Provided data:
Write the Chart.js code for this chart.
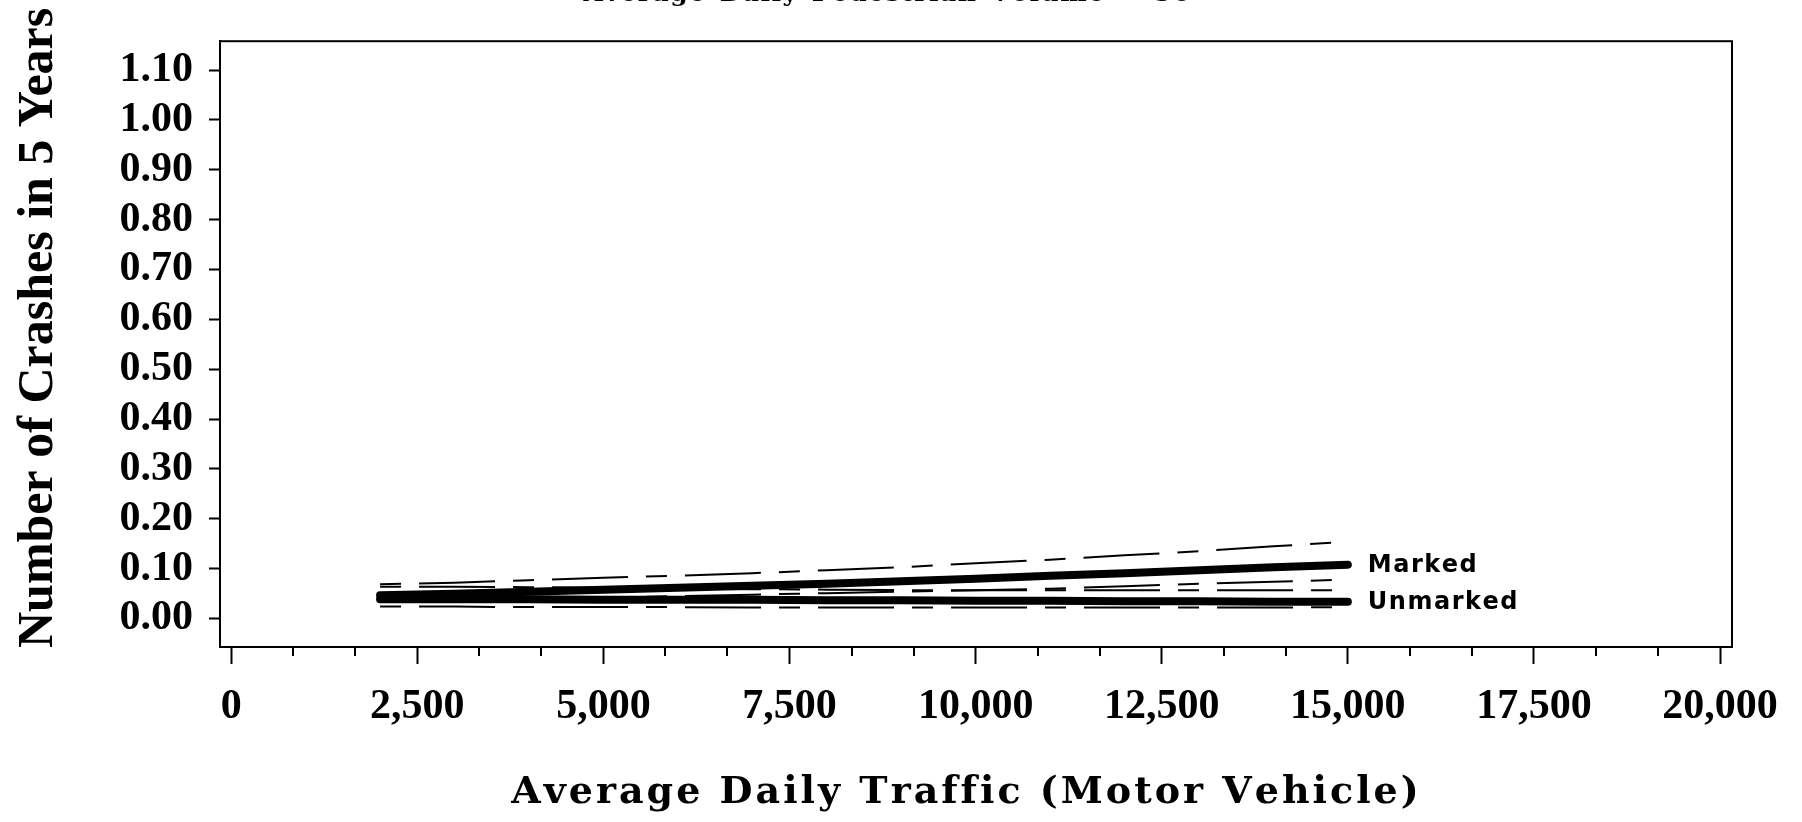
<!DOCTYPE html>
<html>
<head>
<meta charset="utf-8">
<title>Crashes vs Average Daily Traffic</title>
<script src="https://cdn.jsdelivr.net/npm/chart.js@4.4.1/dist/chart.umd.min.js"></script>
<style>
    html, body { margin: 0; padding: 0; background: #fff; }
    canvas { display: block; }
</style>
</head>
<body>
<canvas id="crashChart" width="1802" height="822"></canvas>
<script>
// chart data
const adt = [2000, 3000, 4000, 5000, 6000, 7000, 8000, 9000, 10000, 11000, 12000, 13000, 14000, 15000];

const markedMean  = [0.047, 0.050, 0.054, 0.058, 0.062, 0.066, 0.070, 0.075, 0.080, 0.086, 0.091, 0.097, 0.103, 0.108];
const markedUpper = [0.069, 0.072, 0.077, 0.082, 0.086, 0.091, 0.097, 0.103, 0.111, 0.118, 0.127, 0.135, 0.145, 0.154];
const markedLower = [0.035, 0.037, 0.039, 0.042, 0.045, 0.048, 0.051, 0.054, 0.057, 0.060, 0.065, 0.070, 0.074, 0.078];

const unmarkedMean  = [0.039, 0.039, 0.039, 0.038, 0.038, 0.038, 0.037, 0.037, 0.036, 0.036, 0.035, 0.035, 0.034, 0.034];
const unmarkedUpper = [0.064, 0.064, 0.063, 0.062, 0.060, 0.059, 0.058, 0.057, 0.057, 0.057, 0.057, 0.057, 0.057, 0.057];
const unmarkedLower = [0.024, 0.024, 0.023, 0.023, 0.023, 0.022, 0.022, 0.022, 0.022, 0.022, 0.022, 0.022, 0.022, 0.023];

const xTickValues = [0, 2500, 5000, 7500, 10000, 12500, 15000, 17500, 20000];
const yTickValues = [0, 0.1, 0.2, 0.3, 0.4, 0.5, 0.6, 0.7, 0.8, 0.9, 1.0, 1.1];

const seriesNames = ['Marked', 'Unmarked'];
const topTitle = 'Average Daily Pedestrian Volume = 50';
const xTitle = 'Average Daily Traffic (Motor Vehicle)';
const yTitle = 'Number of Crashes in 5 Years';

// two minor ticks between each labelled tick
const xMinorTicks = [];
for (let i = 0; i < xTickValues.length - 1; i++) {
    const a = xTickValues[i], b = xTickValues[i + 1];
    xMinorTicks.push(a + (b - a) / 3, a + 2 * (b - a) / 3);
}

const serif = '"Liberation Serif", "Times New Roman", serif';
const wideSerif = '"DejaVu Serif", serif';

const toPoints = (ys) => adt.map((x, i) => ({x: x, y: ys[i]}));

const solidLine = (label, ys) => ({
    label: label,
    data: toPoints(ys),
    borderColor: '#000',
    borderWidth: 8,
    borderCapStyle: 'round',
    borderJoinStyle: 'round',
    pointRadius: 0,
    tension: 0,
    fill: false
});

const dashedLine = (label, ys) => ({
    label: label,
    data: toPoints(ys),
    borderColor: '#000',
    borderWidth: 2,
    borderDash: [21, 18, 76, 18],
    pointRadius: 0,
    tension: 0,
    fill: false
});

// text centred on cx; the spare width goes into the word gaps
function drawSpread(ctx, text, cx, y, width, letterGap) {
    const chars = [...text];
    const widths = chars.map(c => ctx.measureText(c).width);
    const natural = widths.reduce((s, w) => s + w, 0) + letterGap * (chars.length - 1);
    const spaces = chars.filter(c => c === ' ').length;
    const extra = spaces ? Math.max(0, (width - natural) / spaces) : 0;
    let x = cx - (natural + extra * spaces) / 2;
    ctx.textAlign = 'left';
    chars.forEach((c, i) => {
        ctx.fillText(c, x, y);
        x += widths[i] + letterGap + (c === ' ' ? extra : 0);
    });
}

const framePlugin = {
    id: 'frame',
    afterDraw(chart) {
        const {ctx, chartArea: a} = chart;
        ctx.save();
        ctx.strokeStyle = '#000';
        ctx.lineWidth = 2;
        ctx.strokeRect(a.left, a.top, a.right - a.left, a.bottom - a.top);

        // minor ticks on the x axis
        const xs = chart.scales.x;
        xMinorTicks.forEach(v => {
            const px = Math.round(xs.getPixelForValue(v));
            ctx.beginPath();
            ctx.moveTo(px, xs.top);
            ctx.lineTo(px, xs.top + 9);
            ctx.stroke();
        });
        ctx.restore();
    }
};

const endLabelPlugin = {
    id: 'endLabels',
    afterDatasetsDraw(chart) {
        const ctx = chart.ctx;
        ctx.save();
        ctx.fillStyle = '#000';
        ctx.font = 'bold 24px "DejaVu Sans", sans-serif';
        ctx.textBaseline = 'middle';
        seriesNames.forEach((name, i) => {
            const pts = chart.getDatasetMeta(i).data;
            const last = pts[pts.length - 1];
            let x = last.x + 20;
            [...name].forEach(c => {
                ctx.fillText(c, x, last.y + 1);
                x += ctx.measureText(c).width + 1.5;
            });
        });
        ctx.restore();
    }
};

const titlePlugin = {
    id: 'titles',
    afterDraw(chart) {
        const {ctx, chartArea: a} = chart;
        ctx.save();
        ctx.fillStyle = '#000';
        ctx.textBaseline = 'alphabetic';

        // y title, rotated
        ctx.save();
        ctx.font = `bold 50px ${serif}`;
        ctx.translate(52, a.bottom + 1);
        ctx.rotate(-Math.PI / 2);
        ctx.textAlign = 'left';
        ctx.fillText(yTitle, 0, 0);
        ctx.restore();

        // x title
        ctx.font = `bold 38px ${wideSerif}`;
        drawSpread(ctx, xTitle, 965, 803, 898, 3);

        // top title, mostly cut off by the page edge
        ctx.font = `bold 25px ${wideSerif}`;
        drawSpread(ctx, topTitle, 887, 1, 607, 1.5);
        ctx.restore();
    }
};

const ctx = document.getElementById('crashChart').getContext('2d');
new Chart(ctx, {
    type: 'line',
    data: {
        datasets: [
            solidLine(seriesNames[0], markedMean),
            solidLine(seriesNames[1], unmarkedMean),
            dashedLine('Marked upper', markedUpper),
            dashedLine('Marked lower', markedLower),
            dashedLine('Unmarked upper', unmarkedUpper),
            dashedLine('Unmarked lower', unmarkedLower)
        ]
    },
    options: {
        responsive: false,
        animation: false,
        layout: { padding: { top: 41, right: 70, left: 0, bottom: 0 } },
        plugins: {
            legend: { display: false },
            tooltip: { enabled: false }
        },
        scales: {
            x: {
                type: 'linear',
                min: -150,
                max: 20160,
                afterBuildTicks: (scale) => { scale.ticks = xTickValues.map(v => ({value: v})); },
                afterFit: (scale) => { scale.height = 175; },
                ticks: {
                    color: '#000',
                    padding: 18,
                    maxRotation: 0,
                    font: { family: serif, size: 42, weight: 'bold' },
                    callback: (v) => v.toLocaleString('en-US')
                },
                grid: { drawOnChartArea: false, drawTicks: true, tickLength: 17, tickWidth: 2, tickColor: '#000' },
                border: { display: true, color: '#000', width: 2 }
            },
            y: {
                type: 'linear',
                min: -0.057,
                max: 1.158,
                afterBuildTicks: (scale) => { scale.ticks = yTickValues.map(v => ({value: v})); },
                afterFit: (scale) => { scale.width = 220; },
                ticks: {
                    color: '#000',
                    padding: 16,
                    font: { family: serif, size: 42, weight: 'bold' },
                    callback: (v) => v.toFixed(2)
                },
                grid: { drawOnChartArea: false, drawTicks: true, tickLength: 11, tickWidth: 2, tickColor: '#000' },
                border: { display: true, color: '#000', width: 2 }
            }
        }
    },
    plugins: [framePlugin, endLabelPlugin, titlePlugin]
});
</script>
</body>
</html>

What to work on:
Transcribe the whole listing, character for character, but not its images.

Finished task:
Write the Chart.js code for this chart.
<!DOCTYPE html>
<html>
<head>
<meta charset="utf-8">
<title>Crashes vs Average Daily Traffic</title>
<script src="https://cdn.jsdelivr.net/npm/chart.js@4.4.1/dist/chart.umd.min.js"></script>
<style>
    html, body { margin: 0; padding: 0; background: #fff; }
    canvas { display: block; }
</style>
</head>
<body>
<canvas id="crashChart" width="1802" height="822"></canvas>
<script>
// chart data
const adt = [2000, 3000, 4000, 5000, 6000, 7000, 8000, 9000, 10000, 11000, 12000, 13000, 14000, 15000];

const markedMean  = [0.047, 0.050, 0.054, 0.058, 0.062, 0.066, 0.070, 0.075, 0.080, 0.086, 0.091, 0.097, 0.103, 0.108];
const markedUpper = [0.069, 0.072, 0.077, 0.082, 0.086, 0.091, 0.097, 0.103, 0.111, 0.118, 0.127, 0.135, 0.145, 0.154];
const markedLower = [0.035, 0.037, 0.039, 0.042, 0.045, 0.048, 0.051, 0.054, 0.057, 0.060, 0.065, 0.070, 0.074, 0.078];

const unmarkedMean  = [0.039, 0.039, 0.039, 0.038, 0.038, 0.038, 0.037, 0.037, 0.036, 0.036, 0.035, 0.035, 0.034, 0.034];
const unmarkedUpper = [0.064, 0.064, 0.063, 0.062, 0.060, 0.059, 0.058, 0.057, 0.057, 0.057, 0.057, 0.057, 0.057, 0.057];
const unmarkedLower = [0.024, 0.024, 0.023, 0.023, 0.023, 0.022, 0.022, 0.022, 0.022, 0.022, 0.022, 0.022, 0.022, 0.023];

const xTickValues = [0, 2500, 5000, 7500, 10000, 12500, 15000, 17500, 20000];
const yTickValues = [0, 0.1, 0.2, 0.3, 0.4, 0.5, 0.6, 0.7, 0.8, 0.9, 1.0, 1.1];

const seriesNames = ['Marked', 'Unmarked'];
const topTitle = 'Average Daily Pedestrian Volume = 50';
const xTitle = 'Average Daily Traffic (Motor Vehicle)';
const yTitle = 'Number of Crashes in 5 Years';

// two minor ticks between each labelled tick
const xMinorTicks = [];
for (let i = 0; i < xTickValues.length - 1; i++) {
    const a = xTickValues[i], b = xTickValues[i + 1];
    xMinorTicks.push(a + (b - a) / 3, a + 2 * (b - a) / 3);
}

const serif = '"Liberation Serif", "Times New Roman", serif';
const wideSerif = '"DejaVu Serif", serif';

const toPoints = (ys) => adt.map((x, i) => ({x: x, y: ys[i]}));

const solidLine = (label, ys) => ({
    label: label,
    data: toPoints(ys),
    borderColor: '#000',
    borderWidth: 8,
    borderCapStyle: 'round',
    borderJoinStyle: 'round',
    pointRadius: 0,
    tension: 0,
    fill: false
});

const dashedLine = (label, ys) => ({
    label: label,
    data: toPoints(ys),
    borderColor: '#000',
    borderWidth: 2,
    borderDash: [21, 18, 76, 18],
    pointRadius: 0,
    tension: 0,
    fill: false
});

// text centred on cx; the spare width goes into the word gaps
function drawSpread(ctx, text, cx, y, width, letterGap) {
    const chars = [...text];
    const widths = chars.map(c => ctx.measureText(c).width);
    const natural = widths.reduce((s, w) => s + w, 0) + letterGap * (chars.length - 1);
    const spaces = chars.filter(c => c === ' ').length;
    const extra = spaces ? Math.max(0, (width - natural) / spaces) : 0;
    let x = cx - (natural + extra * spaces) / 2;
    ctx.textAlign = 'left';
    chars.forEach((c, i) => {
        ctx.fillText(c, x, y);
        x += widths[i] + letterGap + (c === ' ' ? extra : 0);
    });
}

const framePlugin = {
    id: 'frame',
    afterDraw(chart) {
        const {ctx, chartArea: a} = chart;
        ctx.save();
        ctx.strokeStyle = '#000';
        ctx.lineWidth = 2;
        ctx.strokeRect(a.left, a.top, a.right - a.left, a.bottom - a.top);

        // minor ticks on the x axis
        const xs = chart.scales.x;
        xMinorTicks.forEach(v => {
            const px = Math.round(xs.getPixelForValue(v));
            ctx.beginPath();
            ctx.moveTo(px, xs.top);
            ctx.lineTo(px, xs.top + 9);
            ctx.stroke();
        });
        ctx.restore();
    }
};

const endLabelPlugin = {
    id: 'endLabels',
    afterDatasetsDraw(chart) {
        const ctx = chart.ctx;
        ctx.save();
        ctx.fillStyle = '#000';
        ctx.font = 'bold 24px "DejaVu Sans", sans-serif';
        ctx.textBaseline = 'middle';
        seriesNames.forEach((name, i) => {
            const pts = chart.getDatasetMeta(i).data;
            const last = pts[pts.length - 1];
            let x = last.x + 20;
            [...name].forEach(c => {
                ctx.fillText(c, x, last.y + 1);
                x += ctx.measureText(c).width + 1.5;
            });
        });
        ctx.restore();
    }
};

const titlePlugin = {
    id: 'titles',
    afterDraw(chart) {
        const {ctx, chartArea: a} = chart;
        ctx.save();
        ctx.fillStyle = '#000';
        ctx.textBaseline = 'alphabetic';

        // y title, rotated
        ctx.save();
        ctx.font = `bold 50px ${serif}`;
        ctx.translate(52, a.bottom + 1);
        ctx.rotate(-Math.PI / 2);
        ctx.textAlign = 'left';
        ctx.fillText(yTitle, 0, 0);
        ctx.restore();

        // x title
        ctx.font = `bold 38px ${wideSerif}`;
        drawSpread(ctx, xTitle, 965, 803, 898, 3);

        // top title, mostly cut off by the page edge
        ctx.font = `bold 25px ${wideSerif}`;
        drawSpread(ctx, topTitle, 887, 1, 607, 1.5);
        ctx.restore();
    }
};

const ctx = document.getElementById('crashChart').getContext('2d');
new Chart(ctx, {
    type: 'line',
    data: {
        datasets: [
            solidLine(seriesNames[0], markedMean),
            solidLine(seriesNames[1], unmarkedMean),
            dashedLine('Marked upper', markedUpper),
            dashedLine('Marked lower', markedLower),
            dashedLine('Unmarked upper', unmarkedUpper),
            dashedLine('Unmarked lower', unmarkedLower)
        ]
    },
    options: {
        responsive: false,
        animation: false,
        layout: { padding: { top: 41, right: 70, left: 0, bottom: 0 } },
        plugins: {
            legend: { display: false },
            tooltip: { enabled: false }
        },
        scales: {
            x: {
                type: 'linear',
                min: -150,
                max: 20160,
                afterBuildTicks: (scale) => { scale.ticks = xTickValues.map(v => ({value: v})); },
                afterFit: (scale) => { scale.height = 175; },
                ticks: {
                    color: '#000',
                    padding: 18,
                    maxRotation: 0,
                    font: { family: serif, size: 42, weight: 'bold' },
                    callback: (v) => v.toLocaleString('en-US')
                },
                grid: { drawOnChartArea: false, drawTicks: true, tickLength: 17, tickWidth: 2, tickColor: '#000' },
                border: { display: true, color: '#000', width: 2 }
            },
            y: {
                type: 'linear',
                min: -0.057,
                max: 1.158,
                afterBuildTicks: (scale) => { scale.ticks = yTickValues.map(v => ({value: v})); },
                afterFit: (scale) => { scale.width = 220; },
                ticks: {
                    color: '#000',
                    padding: 16,
                    font: { family: serif, size: 42, weight: 'bold' },
                    callback: (v) => v.toFixed(2)
                },
                grid: { drawOnChartArea: false, drawTicks: true, tickLength: 11, tickWidth: 2, tickColor: '#000' },
                border: { display: true, color: '#000', width: 2 }
            }
        }
    },
    plugins: [framePlugin, endLabelPlugin, titlePlugin]
});
</script>
</body>
</html>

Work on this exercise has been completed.